In 2022, the company said:
During 2021, work continued for technology transfer from the London facility to the Sawston facility, recruitment of contract technical personnel for Sawston, development of some 1,000 regulatory documents for operations in the Sawston facility, and applications to both the Human Tissue Authority (HTA) and the MHRA for inspections of the Sawston facility and its operations, and issuance of licenses for manufacturing in the facility. These applications and inspections were successfully completed. The HTA license was issued in October 2021 and the MHRA license was issued in December 2021. Following some required validation work after the licenses were issued, production of DCVax-L began this month.
This is the major news from NWBO this month. The phase 1A of the facility has a production capacity to produce cancer vaccines for 400-500 patients per year. They began production of a single compassionate use patient’s vaccine in February. Which kind of begs the question – where is TLD? It has been 16 months since the data lock. What is the use of building such a high-capacity facility even before DCVax-L is approved?
An answer seems to emerge from what is said in the 10-K next:
The initial production capacity will occupy only a small fraction of the total space in the Sawston facility. In light of this, and in light of our obligation in connection with the buildout loan from the Cambridge development authority to make the Sawston facility benefit the regional business ecosystem and not just us, on December 31, 2021 we entered into a sub-lease for a small portion of the space to our contract manufacturer, Advent BioServices.
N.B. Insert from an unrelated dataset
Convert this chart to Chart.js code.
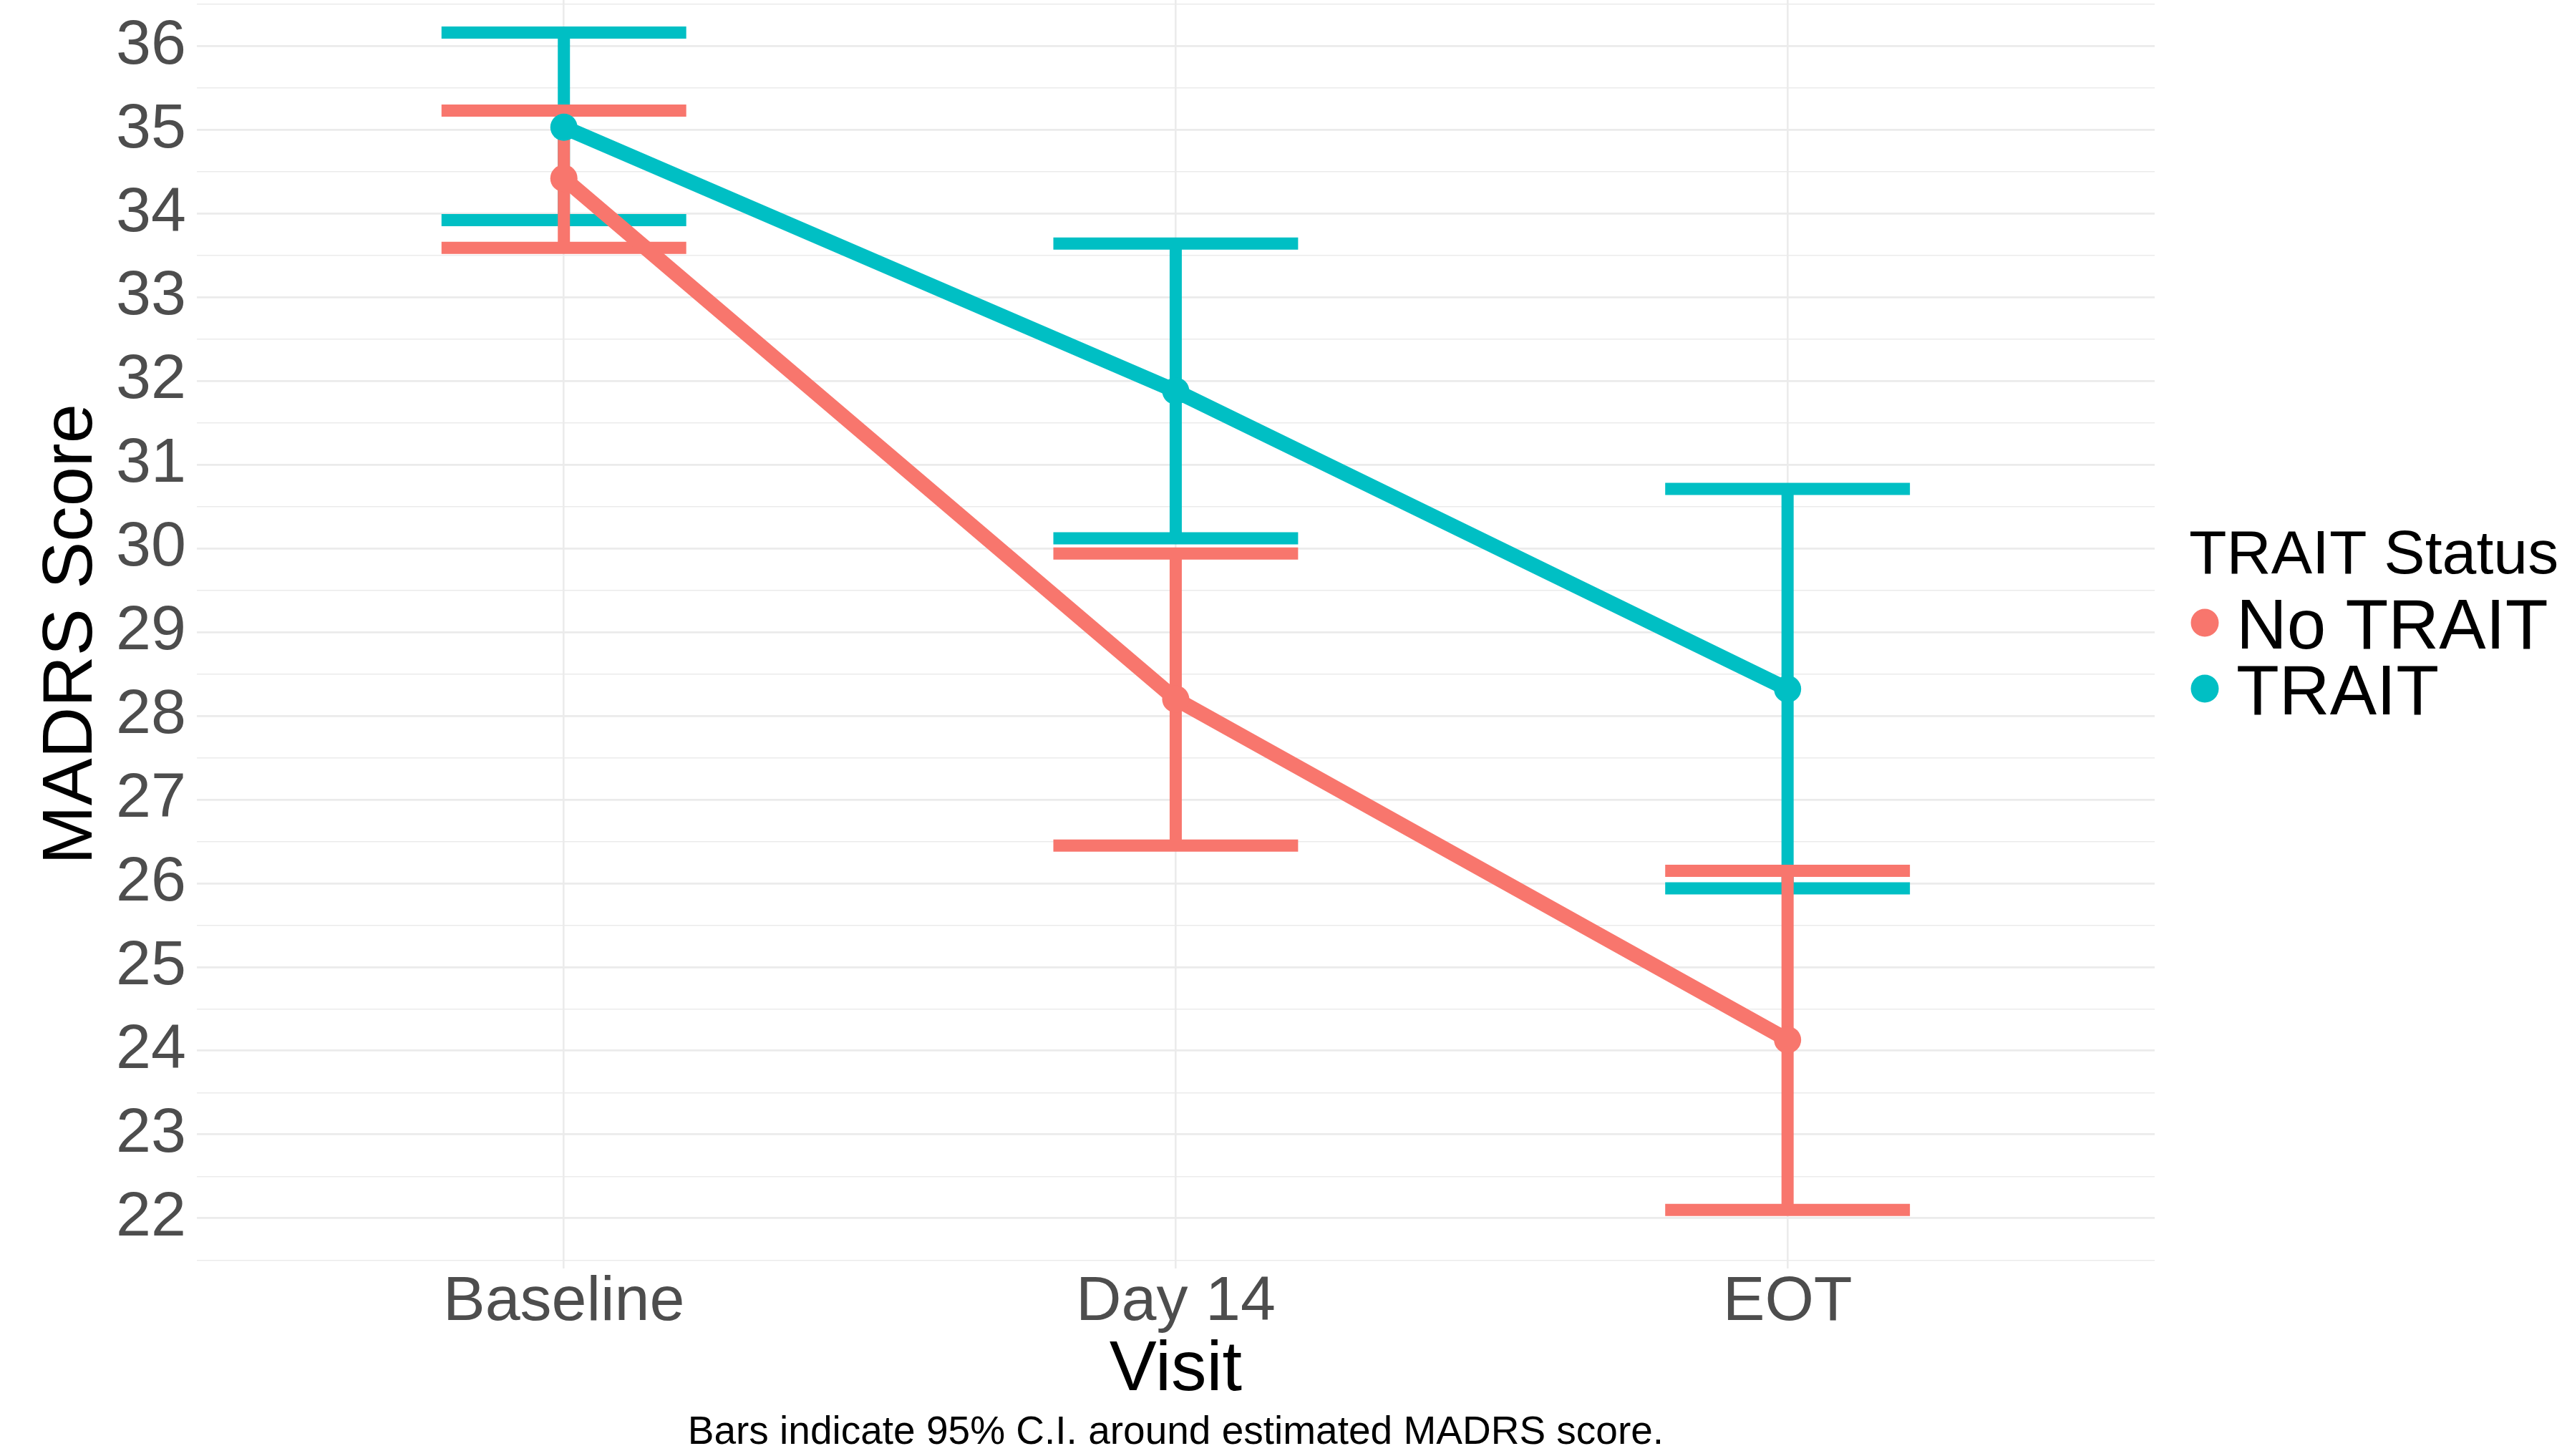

For further details, please see Note 10 below. It is anticipated that, as and when feasible, the subleased space may enable some production of third party cell therapy products Such production of other products will fulfill the loan-related commitment to the Cambridge authority, will help support the capital-intensive Sawston facility costs and, in light of the growing demand for cell therapy manufacturing capacity, could substantially increase the asset value of the Sawston facility.
So Sawston is built out of a loan taken by NWBO, whose CEO is Ms. Powers, and a “portion” of it is being rented out to Advent, which may or may not be owned by Ms. Powers.
The changes in the two documents end with an update on new patents from Flashworks, and a “material weakness” that was mentioned in 2021 but not this year.
Financials
NWBO today has a market cap of $844mn, it is trading at around 80 cents, and the company’s cash balance is about $15mn, on a pro forma basis. Here’s some detail on a new $15mn loan they received:
On November 22, 2021, Northwest Biotherapeutics, Inc. (the “Company”) entered into a loan financing with Streeterville Capital, LLC (the “Lender”) pursuant to which the Company received net proceeds of $15,000,000 (the “Loan”). The Loan has a maturity of 22 months. No payments are due for the first 8 months of the Loan term. …Upon announcement of the top line data (“TLD”) from the Company’s Phase III clinical trial of DCVax®-L for glioblastoma brain cancer, the Lender has a then springing right to exchange the outstanding balance of the loan for common shares priced at the price of the first private placement transaction following TLD less a 12% discount and to purchase another 50% of that number of shares at the same price. This then-springing right expires 14 days after the post-TLD private placement.
Apart from the loan, which gives them a lifeline, what’s interesting is that text about “announcement of TLD.” So they get a chance to ease out of the loan and transform that into equity once they announce topline data. I hope that will give them added initiative.
Bottom line
Like I said earlier, I hold a small position in this stock, and its value fell considerably in December, but now has improved somewhat. I am still in the red, and I don’t plan to double down or sell. I will simply hold on to that small position and see how things turn out – whether NWBO turns out to be the biggest scam in sector history, milking millions from the market over a medicine that neither works nor will it ever declare topline data; or whether we get a medicine that works for those glioblastoma patients.